◆ What is expected: Retype the opening lines of the data exactly, stopping after the line that contains "0.13, 0.12, 0.12, 0.12, 0.12, 0.12]". Skip every picture.

◆ Supplied data:

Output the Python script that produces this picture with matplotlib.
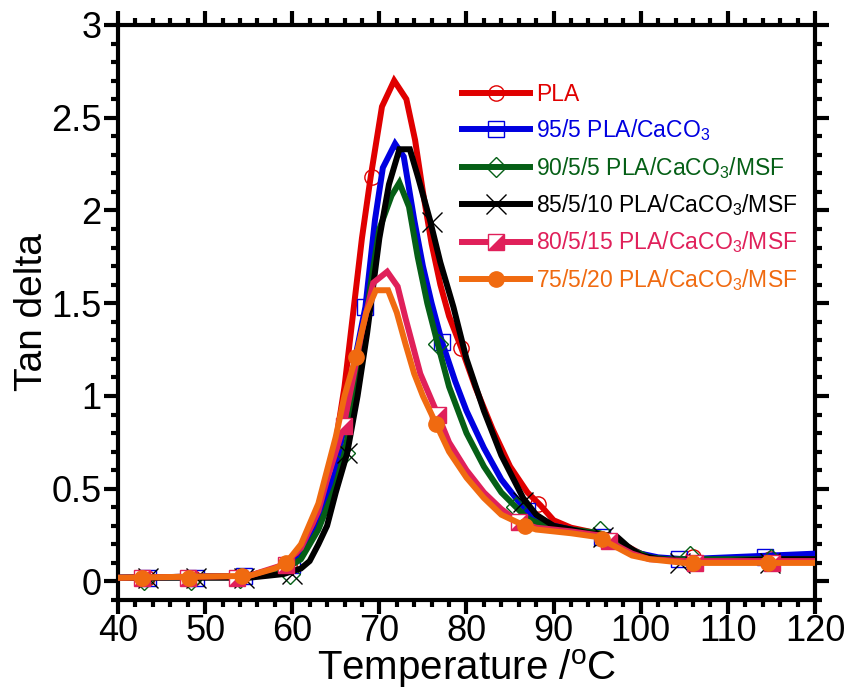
import matplotlib.pyplot as plt
from matplotlib.lines import Line2D
from matplotlib.ticker import MultipleLocator, FormatStrFormatter

plt.rcParams['font.family'] = ['Liberation Sans', 'DejaVu Sans']
plt.rcParams['mathtext.default'] = 'regular'

# temperature (degC) / tan delta
pla_t = [40, 55, 59, 61, 63, 65, 66, 67, 68, 69, 70.3, 71.7, 73.1, 74.1, 75, 76, 77, 78,
         79.4, 81, 83, 85, 87, 88.5, 90, 92, 94, 96, 98, 100, 102, 105, 110, 115, 120]
pla_v = [0.02, 0.03, 0.08, 0.15, 0.35, 0.75, 1.05, 1.45, 1.85, 2.18, 2.56, 2.70, 2.60, 2.38,
         2.10, 1.82, 1.60, 1.43, 1.26, 1.05, 0.82, 0.62, 0.48, 0.41, 0.33, 0.29, 0.27, 0.25,
         0.20, 0.15, 0.12, 0.12, 0.12, 0.13, 0.14]

c95_t = [40, 55, 59, 61, 63, 65, 66, 67, 68.4, 69.5, 70.4, 71.8, 72.8, 74, 75, 76, 77.2, 78.7,
         80, 82, 84, 86, 87, 88, 90, 92, 94, 96, 98, 100, 102, 105, 110, 115, 120]
c95_v = [0.02, 0.03, 0.07, 0.13, 0.30, 0.60, 0.85, 1.15, 1.48, 1.95, 2.23, 2.36, 2.29, 1.95,
         1.70, 1.50, 1.29, 1.08, 0.92, 0.72, 0.55, 0.43, 0.38, 0.34, 0.30, 0.28, 0.26, 0.23,
         0.19, 0.15, 0.13, 0.12, 0.13, 0.14, 0.15]

m5_t = [40, 55, 59, 61, 63, 65, 66.1, 67, 68, 69, 70, 71.4, 72.3, 73.4, 74.4, 75.5, 76.7, 78,
        80, 82, 84, 85.7, 87, 89, 92, 95.3, 97, 99, 101, 103, 105.7, 110, 115, 120]
m5_v = [0.02, 0.03, 0.06, 0.12, 0.28, 0.52, 0.71, 0.95, 1.25, 1.60, 1.90, 2.08, 2.15, 2.02,
        1.75, 1.50, 1.28, 1.05, 0.80, 0.62, 0.48, 0.40, 0.34, 0.30, 0.28, 0.26, 0.23, 0.17,
        0.13, 0.12, 0.12, 0.12, 0.12, 0.12]

m10_t = [40, 55, 59, 61, 62, 63, 64, 65, 66.3, 67.5, 68.6, 70, 71.1, 72.3, 73.5, 74.5, 75.8,
         77, 78.5, 80, 82, 84, 86.5, 88, 90, 92, 94, 96, 97.3, 98.5, 100, 102, 105, 110, 115, 120]
m10_v = [0.02, 0.02, 0.04, 0.07, 0.11, 0.20, 0.30, 0.48, 0.69, 1.00, 1.34, 1.85, 2.14, 2.33,
         2.33, 2.17, 1.95, 1.72, 1.48, 1.20, 0.92, 0.68, 0.45, 0.36, 0.30, 0.28, 0.26, 0.25,
         0.24, 0.19, 0.14, 0.12, 0.11, 0.11, 0.12, 0.12]

m15_t = [40, 55, 59, 61, 63, 64, 65, 65.9, 67, 68, 69.3, 70.9, 72.1, 73, 74.7, 76.7, 78, 80,
         82, 84, 86, 88, 92, 95, 97, 99, 101, 105, 110, 115, 120]
m15_v = [0.02, 0.03, 0.09, 0.18, 0.38, 0.55, 0.70, 0.84, 1.10, 1.35, 1.61, 1.67, 1.59, 1.42,
         1.12, 0.90, 0.75, 0.60, 0.48, 0.39, 0.32, 0.29, 0.27, 0.25, 0.20, 0.15, 0.12, 0.11,
         0.11, 0.11, 0.11]

m20_t = [40, 55, 58, 59.3, 61, 63, 65, 66, 67.3, 68.5, 69.6, 71, 72, 73, 74, 75, 76.5, 78, 80,
         82, 84, 86.7, 88, 92, 95, 97, 99, 101, 105, 110, 115, 120]
m20_v = [0.02, 0.03, 0.07, 0.10, 0.20, 0.42, 0.78, 1.00, 1.21, 1.45, 1.57, 1.57, 1.45, 1.28,
         1.12, 1.00, 0.85, 0.70, 0.56, 0.45, 0.36, 0.30, 0.28, 0.26, 0.24, 0.19, 0.14, 0.12,
         0.10, 0.10, 0.10, 0.10]

# symbol positions
pla_mt = [43.3, 48.6, 54.2, 59.6, 69.2, 79.4, 88.2, 96.2, 106, 114.8]
pla_mv = [0.02, 0.02, 0.03, 0.09, 2.18, 1.26, 0.42, 0.22, 0.13, 0.12]
c95_mt = [43.5, 49.0, 54.5, 60.0, 68.4, 77.2, 86.9, 95.6, 104.4, 114.3]
c95_mv = [0.02, 0.02, 0.03, 0.09, 1.48, 1.29, 0.38, 0.24, 0.12, 0.13]
m5_mt = [43.0, 48.4, 54.0, 59.7, 66.1, 76.7, 85.7, 95.3, 105.7, 115.0]
m5_mv = [0.01, 0.01, 0.02, 0.04, 0.69, 1.28, 0.40, 0.27, 0.14, 0.12]
m10_mt = [43.5, 49.0, 54.5, 60.0, 66.3, 76.0, 86.5, 95.7, 104.5, 114.8]
m10_mv = [0.02, 0.02, 0.02, 0.04, 0.69, 1.94, 0.43, 0.24, 0.10, 0.10]
m15_mt = [42.8, 48.0, 53.7, 59.3, 65.9, 76.7, 86.0, 96.3, 106.2, 115.1]
m15_mv = [0.02, 0.02, 0.02, 0.09, 0.84, 0.90, 0.32, 0.22, 0.10, 0.10]
m20_mt = [42.8, 48.1, 54.2, 59.3, 67.3, 76.5, 86.7, 95.6, 106.0, 114.6]
m20_mv = [0.02, 0.02, 0.03, 0.10, 1.21, 0.85, 0.30, 0.23, 0.10, 0.10]

labels = ['PLA', '95/5 PLA/CaCO$_3$', '90/5/5 PLA/CaCO$_3$/MSF',
          '85/5/10 PLA/CaCO$_3$/MSF', '80/5/15 PLA/CaCO$_3$/MSF', '75/5/20 PLA/CaCO$_3$/MSF']
colors = ['#e00000', '#0000e0', '#055f16', '#000000', '#e0205a', '#f06a10']

series = [(pla_t, pla_v, pla_mt, pla_mv), (c95_t, c95_v, c95_mt, c95_mv),
          (m5_t, m5_v, m5_mt, m5_mv), (m10_t, m10_v, m10_mt, m10_mv),
          (m15_t, m15_v, m15_mt, m15_mv), (m20_t, m20_v, m20_mt, m20_mv)]

fig = plt.figure(figsize=(8.45, 6.9), dpi=100)
ax = fig.add_axes([0.1396, 0.1304, 0.8249, 0.8334])

lw = 4.3
half = [(-1, -1), (1, -1), (1, 1)]  # lower-right triangle of the half filled square

handles = []
for i, (t, v, mt, mv) in enumerate(series):
    c = colors[i]
    ax.plot(t, v, color=c, lw=lw, zorder=2 + i, solid_joinstyle='miter')
    if i == 0:
        mk = [dict(marker='o', ms=11, mfc='none', mec=c, mew=1)]
    elif i == 1:
        mk = [dict(marker='s', ms=11, mfc='none', mec=c, mew=1)]
    elif i == 2:
        mk = [dict(marker='D', ms=10, mfc='none', mec=c, mew=1)]
    elif i == 3:
        mk = [dict(marker='x', ms=14, mec=c, mew=1)]
    elif i == 4:
        mk = [dict(marker='s', ms=11, mfc='white', mec=c, mew=1),
              dict(marker=half, ms=11, mfc=c, mec='none', mew=0)]
    else:
        mk = [dict(marker='o', ms=11, mfc=c, mec=c, mew=1)]
    h = [Line2D([], [], color=c, lw=lw)]
    for m in mk:
        ax.plot(mt, mv, ls='none', zorder=2.5 + i, **m)
        h.append(Line2D([], [], ls='none', **m))
    handles.append(tuple(h))

ax.set_xlim(40, 120)
ax.set_ylim(-0.1, 3)
ax.xaxis.set_major_locator(MultipleLocator(10))
ax.xaxis.set_minor_locator(MultipleLocator(2))
ax.yaxis.set_major_locator(MultipleLocator(0.5))
ax.yaxis.set_minor_locator(MultipleLocator(0.1))
ax.yaxis.set_major_formatter(FormatStrFormatter('%g'))

for s in ax.spines.values():
    s.set_linewidth(3)
ax.tick_params(which='both', direction='out', top=True, right=True, width=3)
ax.tick_params(which='major', length=10, labelsize=26, pad=2)
ax.tick_params(axis='x', which='major', pad=0)
ax.tick_params(which='minor', length=5)

ax.set_xlabel('Temperature /$^{o}$C', fontsize=29, labelpad=-1)
ax.set_ylabel('Tan delta', fontsize=28, labelpad=1)

leg = ax.legend(handles, labels, loc='upper left', bbox_to_anchor=(0.48, 0.915),
                frameon=False, fontsize=16.5, handlelength=3.0, handletextpad=0.25,
                labelspacing=0.5, borderaxespad=0)
for txt, c in zip(leg.get_texts(), colors):
    txt.set_color(c)

fig.savefig('out.png', dpi=100)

◆ Answer in full:
Output the Python script that produces this picture with matplotlib.
import matplotlib.pyplot as plt
from matplotlib.lines import Line2D
from matplotlib.ticker import MultipleLocator, FormatStrFormatter

plt.rcParams['font.family'] = ['Liberation Sans', 'DejaVu Sans']
plt.rcParams['mathtext.default'] = 'regular'

# temperature (degC) / tan delta
pla_t = [40, 55, 59, 61, 63, 65, 66, 67, 68, 69, 70.3, 71.7, 73.1, 74.1, 75, 76, 77, 78,
         79.4, 81, 83, 85, 87, 88.5, 90, 92, 94, 96, 98, 100, 102, 105, 110, 115, 120]
pla_v = [0.02, 0.03, 0.08, 0.15, 0.35, 0.75, 1.05, 1.45, 1.85, 2.18, 2.56, 2.70, 2.60, 2.38,
         2.10, 1.82, 1.60, 1.43, 1.26, 1.05, 0.82, 0.62, 0.48, 0.41, 0.33, 0.29, 0.27, 0.25,
         0.20, 0.15, 0.12, 0.12, 0.12, 0.13, 0.14]

c95_t = [40, 55, 59, 61, 63, 65, 66, 67, 68.4, 69.5, 70.4, 71.8, 72.8, 74, 75, 76, 77.2, 78.7,
         80, 82, 84, 86, 87, 88, 90, 92, 94, 96, 98, 100, 102, 105, 110, 115, 120]
c95_v = [0.02, 0.03, 0.07, 0.13, 0.30, 0.60, 0.85, 1.15, 1.48, 1.95, 2.23, 2.36, 2.29, 1.95,
         1.70, 1.50, 1.29, 1.08, 0.92, 0.72, 0.55, 0.43, 0.38, 0.34, 0.30, 0.28, 0.26, 0.23,
         0.19, 0.15, 0.13, 0.12, 0.13, 0.14, 0.15]

m5_t = [40, 55, 59, 61, 63, 65, 66.1, 67, 68, 69, 70, 71.4, 72.3, 73.4, 74.4, 75.5, 76.7, 78,
        80, 82, 84, 85.7, 87, 89, 92, 95.3, 97, 99, 101, 103, 105.7, 110, 115, 120]
m5_v = [0.02, 0.03, 0.06, 0.12, 0.28, 0.52, 0.71, 0.95, 1.25, 1.60, 1.90, 2.08, 2.15, 2.02,
        1.75, 1.50, 1.28, 1.05, 0.80, 0.62, 0.48, 0.40, 0.34, 0.30, 0.28, 0.26, 0.23, 0.17,
        0.13, 0.12, 0.12, 0.12, 0.12, 0.12]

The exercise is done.